Friday Performance Pick – 275

Clementi, Sonata in G minor, Op. 7, No. 3

clementi

Muzio Clementi (1752-1832) lived 80 years. He was born before Mozart and died after Beethoven. In 1766, he found a patron in Sir Peter Beckford and moved to the Beckford Estate in Dorset where he completed his musical studies. England became Clementi’s adopted home. There he would achieve fame second only to Haydn.

I was doing some research that led me to Clementi and decided that it was time to include him in this series. If you know something by Clementi, it’s probably one of his sonatinas that you have learned early in your piano studies. I confess that the sonatinas did not inspire me to dig much deeper into his works.

A sonatina is simply a short, easy, or light sonata. A sonata is generally a multi-movement instrumental work, usually for solo piano or another solo instrument with piano accompaniment. Compositions entitled “sonata” were written in the Baroque period, but the form we know today is strongly associated with the Classical era—beginning with Scarlatti and C.P.E. Bach and becoming highly developed by Mozart, Haydn, Beethoven, and Clementi. Sonatas written by the latter two spill over into 19th-century Romanticism.

Clementi’s reputation was strong during his life, but his fame in posterity was affected by an event that happened in Vienna on Christmas Eve 1781. Emperor Joseph II arranged a piano competition between Clementi and Mozart, both of whom were in their late 20s at the time. Both had strong reputations as virtuoso players. From later writings, we learn their thoughts on that evening’s competition. Clementi was impressed by Mozart, reportedly saying, “Until then I had never heard anyone play with such spirit and grace.” Mozart, on the other hand, gave faint praise to Clementi and dubbed him “a charlatan, like all Italians.” Mozart, I should add, was judged the winner of the competition.
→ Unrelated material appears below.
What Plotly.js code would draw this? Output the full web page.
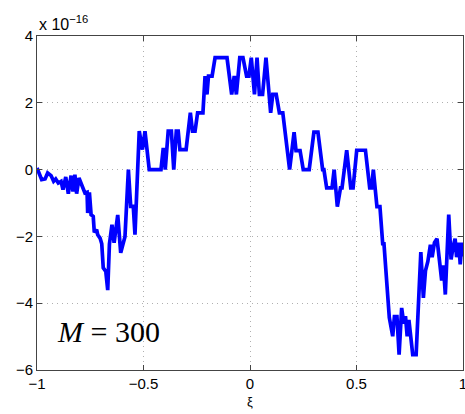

Clementi composed the opus 7 sonata featured here in 1782 while still on his extended visit in Vienna. It is short and compact, but with much more to offer than his sonatinas. Although this sonata stays within the bounds of the Classical form and harmonic vocabulary, we hear many things in it that presage Beethoven’s innovations, who then was only an 11-year-old boy. Beethoven’s sonatas would later break free of Classical constraints and expand the sonata significantly in length and complexity. Clementi’s endings to his sonatas, somewhat abrupt and anti-climactic, were nothing like Beethoven’s elaborate final sections (codas). But Clementi deserves, and should be accorded, credit for having a strong influence on the early keyboard works of Beethoven and over piano composers in general well into the 19th century.